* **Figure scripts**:
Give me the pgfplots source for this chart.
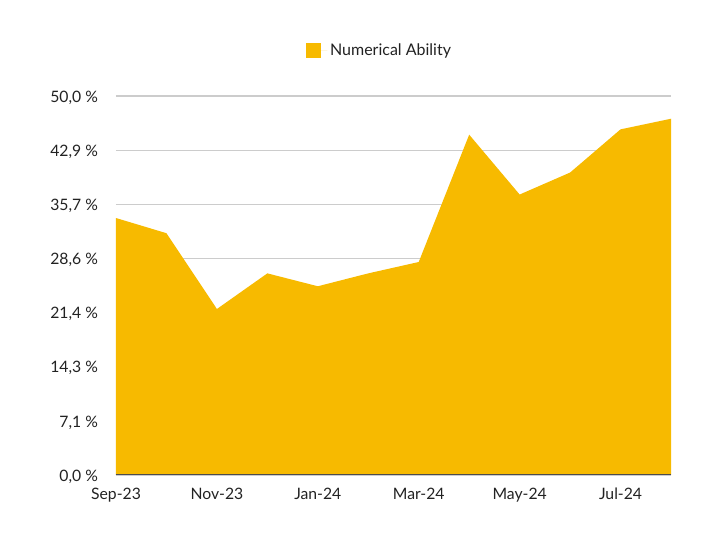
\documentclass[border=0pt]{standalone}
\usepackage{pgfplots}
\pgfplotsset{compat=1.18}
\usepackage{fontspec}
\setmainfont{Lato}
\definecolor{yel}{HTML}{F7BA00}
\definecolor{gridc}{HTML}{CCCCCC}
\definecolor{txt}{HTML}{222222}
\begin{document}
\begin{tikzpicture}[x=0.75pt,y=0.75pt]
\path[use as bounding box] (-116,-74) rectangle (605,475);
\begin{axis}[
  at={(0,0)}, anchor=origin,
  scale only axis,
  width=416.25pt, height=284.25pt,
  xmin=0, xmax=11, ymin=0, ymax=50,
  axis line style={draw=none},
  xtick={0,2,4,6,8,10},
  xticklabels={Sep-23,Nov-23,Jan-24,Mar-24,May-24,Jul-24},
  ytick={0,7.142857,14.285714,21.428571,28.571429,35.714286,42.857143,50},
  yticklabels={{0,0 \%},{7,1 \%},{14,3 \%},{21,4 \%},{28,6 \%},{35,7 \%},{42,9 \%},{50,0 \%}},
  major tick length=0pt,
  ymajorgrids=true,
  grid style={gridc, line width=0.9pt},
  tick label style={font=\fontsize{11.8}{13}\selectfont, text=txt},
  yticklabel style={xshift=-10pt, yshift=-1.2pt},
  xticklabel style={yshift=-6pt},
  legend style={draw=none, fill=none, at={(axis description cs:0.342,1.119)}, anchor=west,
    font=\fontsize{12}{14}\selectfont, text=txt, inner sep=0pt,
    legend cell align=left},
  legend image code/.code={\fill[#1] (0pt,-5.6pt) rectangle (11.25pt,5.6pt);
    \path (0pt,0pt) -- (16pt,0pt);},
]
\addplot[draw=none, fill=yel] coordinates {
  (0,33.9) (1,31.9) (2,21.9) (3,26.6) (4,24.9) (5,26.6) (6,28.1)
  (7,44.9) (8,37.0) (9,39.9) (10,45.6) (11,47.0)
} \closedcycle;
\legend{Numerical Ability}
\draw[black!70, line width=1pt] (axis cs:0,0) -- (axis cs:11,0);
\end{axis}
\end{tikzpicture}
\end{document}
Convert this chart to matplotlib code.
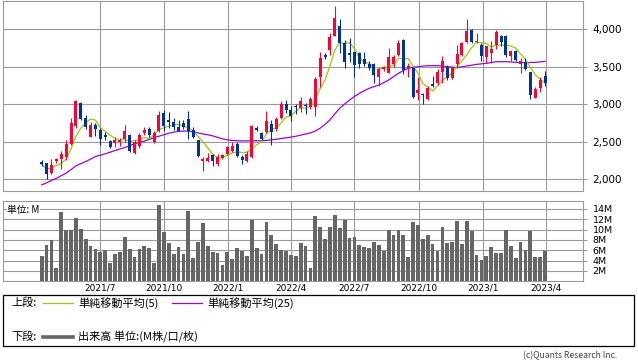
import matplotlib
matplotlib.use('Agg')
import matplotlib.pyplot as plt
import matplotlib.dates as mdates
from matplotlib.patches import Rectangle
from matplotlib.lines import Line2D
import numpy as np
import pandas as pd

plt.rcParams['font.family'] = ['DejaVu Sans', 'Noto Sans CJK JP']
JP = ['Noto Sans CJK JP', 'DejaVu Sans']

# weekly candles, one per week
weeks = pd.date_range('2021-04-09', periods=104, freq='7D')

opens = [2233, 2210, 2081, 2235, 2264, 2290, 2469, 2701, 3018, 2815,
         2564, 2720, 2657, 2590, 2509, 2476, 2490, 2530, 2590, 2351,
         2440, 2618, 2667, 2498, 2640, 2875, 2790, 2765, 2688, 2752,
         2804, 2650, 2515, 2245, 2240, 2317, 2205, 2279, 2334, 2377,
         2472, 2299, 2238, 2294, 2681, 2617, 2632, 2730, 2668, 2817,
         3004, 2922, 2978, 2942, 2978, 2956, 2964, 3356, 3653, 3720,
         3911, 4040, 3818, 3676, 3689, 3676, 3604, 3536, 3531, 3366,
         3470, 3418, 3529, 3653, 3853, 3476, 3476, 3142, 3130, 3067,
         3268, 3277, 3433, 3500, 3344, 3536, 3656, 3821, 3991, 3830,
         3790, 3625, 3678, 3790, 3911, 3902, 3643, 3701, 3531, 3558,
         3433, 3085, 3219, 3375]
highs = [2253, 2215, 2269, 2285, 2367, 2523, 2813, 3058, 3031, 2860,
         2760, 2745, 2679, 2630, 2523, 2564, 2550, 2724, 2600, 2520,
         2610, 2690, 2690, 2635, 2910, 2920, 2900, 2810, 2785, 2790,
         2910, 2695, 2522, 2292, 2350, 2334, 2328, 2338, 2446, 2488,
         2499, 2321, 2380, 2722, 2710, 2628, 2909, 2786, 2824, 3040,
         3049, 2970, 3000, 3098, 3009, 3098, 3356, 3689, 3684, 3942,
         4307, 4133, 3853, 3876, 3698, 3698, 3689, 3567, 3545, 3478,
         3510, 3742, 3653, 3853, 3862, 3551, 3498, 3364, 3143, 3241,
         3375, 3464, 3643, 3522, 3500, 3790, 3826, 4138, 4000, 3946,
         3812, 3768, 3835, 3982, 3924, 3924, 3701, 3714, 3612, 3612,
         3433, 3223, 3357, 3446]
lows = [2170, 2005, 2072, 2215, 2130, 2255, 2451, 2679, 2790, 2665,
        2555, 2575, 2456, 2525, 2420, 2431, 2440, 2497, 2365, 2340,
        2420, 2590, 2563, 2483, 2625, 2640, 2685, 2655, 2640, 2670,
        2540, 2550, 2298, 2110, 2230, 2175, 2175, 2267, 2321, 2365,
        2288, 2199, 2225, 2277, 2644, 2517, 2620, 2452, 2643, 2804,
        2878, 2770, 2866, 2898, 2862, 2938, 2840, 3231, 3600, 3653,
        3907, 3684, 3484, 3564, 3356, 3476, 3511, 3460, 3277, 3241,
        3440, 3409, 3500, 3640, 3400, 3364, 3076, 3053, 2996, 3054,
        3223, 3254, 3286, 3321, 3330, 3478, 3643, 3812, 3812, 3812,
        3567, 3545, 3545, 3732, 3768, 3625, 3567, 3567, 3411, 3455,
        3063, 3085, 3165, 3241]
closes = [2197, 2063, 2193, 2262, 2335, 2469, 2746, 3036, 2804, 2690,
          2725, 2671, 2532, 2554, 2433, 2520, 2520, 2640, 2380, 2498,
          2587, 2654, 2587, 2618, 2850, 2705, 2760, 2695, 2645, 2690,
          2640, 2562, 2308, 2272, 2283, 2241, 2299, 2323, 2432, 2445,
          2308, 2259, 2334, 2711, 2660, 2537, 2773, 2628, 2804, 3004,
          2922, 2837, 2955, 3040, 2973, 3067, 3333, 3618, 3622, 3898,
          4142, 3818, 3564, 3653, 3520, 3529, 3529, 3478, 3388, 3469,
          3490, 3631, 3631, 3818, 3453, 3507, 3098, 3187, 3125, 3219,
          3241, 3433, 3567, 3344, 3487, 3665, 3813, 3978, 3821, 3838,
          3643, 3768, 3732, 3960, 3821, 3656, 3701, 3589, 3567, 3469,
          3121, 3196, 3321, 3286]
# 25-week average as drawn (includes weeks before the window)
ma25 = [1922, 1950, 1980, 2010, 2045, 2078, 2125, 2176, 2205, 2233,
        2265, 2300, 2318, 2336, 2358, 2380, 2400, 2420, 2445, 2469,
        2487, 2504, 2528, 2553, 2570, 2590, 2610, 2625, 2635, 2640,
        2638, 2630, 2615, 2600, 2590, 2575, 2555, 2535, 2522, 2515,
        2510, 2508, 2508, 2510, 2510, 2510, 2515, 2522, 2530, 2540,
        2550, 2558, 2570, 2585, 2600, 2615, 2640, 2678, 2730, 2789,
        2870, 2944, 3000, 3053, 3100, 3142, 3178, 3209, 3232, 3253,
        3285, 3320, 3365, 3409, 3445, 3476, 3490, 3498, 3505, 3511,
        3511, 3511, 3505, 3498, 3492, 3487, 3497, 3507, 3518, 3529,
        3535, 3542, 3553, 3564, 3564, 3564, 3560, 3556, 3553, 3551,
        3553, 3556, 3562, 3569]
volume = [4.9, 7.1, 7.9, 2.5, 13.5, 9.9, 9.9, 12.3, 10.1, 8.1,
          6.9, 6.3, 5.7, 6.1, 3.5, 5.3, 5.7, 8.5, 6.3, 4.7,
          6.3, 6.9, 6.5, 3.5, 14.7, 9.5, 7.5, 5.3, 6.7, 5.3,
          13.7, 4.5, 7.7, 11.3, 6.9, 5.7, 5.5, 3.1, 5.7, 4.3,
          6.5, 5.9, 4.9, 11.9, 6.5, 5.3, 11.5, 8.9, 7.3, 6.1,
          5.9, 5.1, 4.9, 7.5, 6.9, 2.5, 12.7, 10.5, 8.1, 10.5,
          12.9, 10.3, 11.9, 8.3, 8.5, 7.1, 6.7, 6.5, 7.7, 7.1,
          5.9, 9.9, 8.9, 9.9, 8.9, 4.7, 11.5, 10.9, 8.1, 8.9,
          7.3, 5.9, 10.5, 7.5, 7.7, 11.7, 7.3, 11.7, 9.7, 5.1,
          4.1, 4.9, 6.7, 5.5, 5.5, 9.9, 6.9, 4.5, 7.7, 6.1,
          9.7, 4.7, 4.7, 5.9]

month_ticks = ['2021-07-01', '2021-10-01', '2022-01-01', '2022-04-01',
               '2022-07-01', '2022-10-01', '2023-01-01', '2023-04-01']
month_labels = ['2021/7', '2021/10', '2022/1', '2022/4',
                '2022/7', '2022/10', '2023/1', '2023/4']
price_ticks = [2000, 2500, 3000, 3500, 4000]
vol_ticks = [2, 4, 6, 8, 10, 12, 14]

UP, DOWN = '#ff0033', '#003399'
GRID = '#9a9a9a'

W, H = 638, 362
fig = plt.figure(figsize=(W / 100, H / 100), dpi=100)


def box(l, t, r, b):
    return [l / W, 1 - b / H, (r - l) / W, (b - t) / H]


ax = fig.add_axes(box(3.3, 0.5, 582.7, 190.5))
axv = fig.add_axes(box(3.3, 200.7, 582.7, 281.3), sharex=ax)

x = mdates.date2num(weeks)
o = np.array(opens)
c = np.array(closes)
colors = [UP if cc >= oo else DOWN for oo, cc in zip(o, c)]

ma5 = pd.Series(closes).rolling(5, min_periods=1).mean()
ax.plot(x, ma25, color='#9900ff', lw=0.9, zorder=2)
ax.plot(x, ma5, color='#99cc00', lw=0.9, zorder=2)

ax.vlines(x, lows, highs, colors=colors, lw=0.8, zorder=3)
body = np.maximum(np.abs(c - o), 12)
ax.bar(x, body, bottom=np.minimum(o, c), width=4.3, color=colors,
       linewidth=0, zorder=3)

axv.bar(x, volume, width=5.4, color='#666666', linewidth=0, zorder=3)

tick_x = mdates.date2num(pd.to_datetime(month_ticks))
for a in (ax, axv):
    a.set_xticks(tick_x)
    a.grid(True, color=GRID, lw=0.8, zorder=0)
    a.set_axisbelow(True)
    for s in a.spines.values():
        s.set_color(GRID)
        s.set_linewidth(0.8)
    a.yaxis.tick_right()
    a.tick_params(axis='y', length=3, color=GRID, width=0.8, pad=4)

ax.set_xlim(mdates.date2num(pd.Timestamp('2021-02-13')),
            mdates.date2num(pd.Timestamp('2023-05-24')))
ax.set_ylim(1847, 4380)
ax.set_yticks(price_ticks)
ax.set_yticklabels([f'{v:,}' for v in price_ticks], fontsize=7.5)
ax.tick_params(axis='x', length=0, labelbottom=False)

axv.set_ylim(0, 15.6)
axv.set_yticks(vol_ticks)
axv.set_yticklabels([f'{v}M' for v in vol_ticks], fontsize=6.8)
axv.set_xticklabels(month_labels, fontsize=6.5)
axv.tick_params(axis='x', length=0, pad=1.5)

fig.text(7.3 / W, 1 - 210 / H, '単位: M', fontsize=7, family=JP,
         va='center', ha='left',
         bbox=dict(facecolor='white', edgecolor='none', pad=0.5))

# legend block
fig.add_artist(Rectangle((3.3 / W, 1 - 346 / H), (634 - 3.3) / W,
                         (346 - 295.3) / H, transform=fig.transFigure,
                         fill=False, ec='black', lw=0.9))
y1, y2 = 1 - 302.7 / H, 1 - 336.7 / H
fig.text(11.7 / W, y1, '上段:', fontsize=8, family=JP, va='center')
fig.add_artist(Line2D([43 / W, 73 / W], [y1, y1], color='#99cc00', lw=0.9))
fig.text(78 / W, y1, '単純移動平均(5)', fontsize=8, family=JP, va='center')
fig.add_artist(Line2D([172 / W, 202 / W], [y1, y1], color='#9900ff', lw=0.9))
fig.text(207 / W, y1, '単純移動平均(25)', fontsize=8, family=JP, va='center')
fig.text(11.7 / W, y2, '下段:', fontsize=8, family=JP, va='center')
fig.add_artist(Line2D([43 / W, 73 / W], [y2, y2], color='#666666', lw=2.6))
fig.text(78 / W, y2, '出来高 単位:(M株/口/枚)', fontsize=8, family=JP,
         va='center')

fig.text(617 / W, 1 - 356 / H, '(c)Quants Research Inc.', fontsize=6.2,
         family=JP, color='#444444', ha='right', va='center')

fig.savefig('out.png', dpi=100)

* **What the task asks**: Repeat, with no pictures, each line from the beginning of the data through the line containing "weeks = pd.date_range('2021-04-09', periods=104, freq='7D')", inclusive.

* **Reply to the task**:
Give me the pgfplots source for this chart.
\documentclass[border=0pt]{standalone}
\usepackage{pgfplots}
\pgfplotsset{compat=1.18}
\usepackage{fontspec}
\setmainfont{Lato}
\definecolor{yel}{HTML}{F7BA00}
\definecolor{gridc}{HTML}{CCCCCC}
\definecolor{txt}{HTML}{222222}
\begin{document}
\begin{tikzpicture}[x=0.75pt,y=0.75pt]
\path[use as bounding box] (-116,-74) rectangle (605,475);
\begin{axis}[
  at={(0,0)}, anchor=origin,
  scale only axis,
  width=416.25pt, height=284.25pt,
  xmin=0, xmax=11, ymin=0, ymax=50,
  axis line style={draw=none},
  xtick={0,2,4,6,8,10},
  xticklabels={Sep-23,Nov-23,Jan-24,Mar-24,May-24,Jul-24},
  ytick={0,7.142857,14.285714,21.428571,28.571429,35.714286,42.857143,50},
  yticklabels={{0,0 \%},{7,1 \%},{14,3 \%},{21,4 \%},{28,6 \%},{35,7 \%},{42,9 \%},{50,0 \%}},
  major tick length=0pt,
  ymajorgrids=true,
  grid style={gridc, line width=0.9pt},
  tick label style={font=\fontsize{11.8}{13}\selectfont, text=txt},
  yticklabel style={xshift=-10pt, yshift=-1.2pt},
  xticklabel style={yshift=-6pt},
  legend style={draw=none, fill=none, at={(axis description cs:0.342,1.119)}, anchor=west,
    font=\fontsize{12}{14}\selectfont, text=txt, inner sep=0pt,
    legend cell align=left},
  legend image code/.code={\fill[#1] (0pt,-5.6pt) rectangle (11.25pt,5.6pt);
    \path (0pt,0pt) -- (16pt,0pt);},
]
\addplot[draw=none, fill=yel] coordinates {
  (0,33.9) (1,31.9) (2,21.9) (3,26.6) (4,24.9) (5,26.6) (6,28.1)
  (7,44.9) (8,37.0) (9,39.9) (10,45.6) (11,47.0)
} \closedcycle;
\legend{Numerical Ability}
\draw[black!70, line width=1pt] (axis cs:0,0) -- (axis cs:11,0);
\end{axis}
\end{tikzpicture}
\end{document}
Convert this chart to matplotlib code.
import matplotlib
matplotlib.use('Agg')
import matplotlib.pyplot as plt
import matplotlib.dates as mdates
from matplotlib.patches import Rectangle
from matplotlib.lines import Line2D
import numpy as np
import pandas as pd

plt.rcParams['font.family'] = ['DejaVu Sans', 'Noto Sans CJK JP']
JP = ['Noto Sans CJK JP', 'DejaVu Sans']

# weekly candles, one per week
weeks = pd.date_range('2021-04-09', periods=104, freq='7D')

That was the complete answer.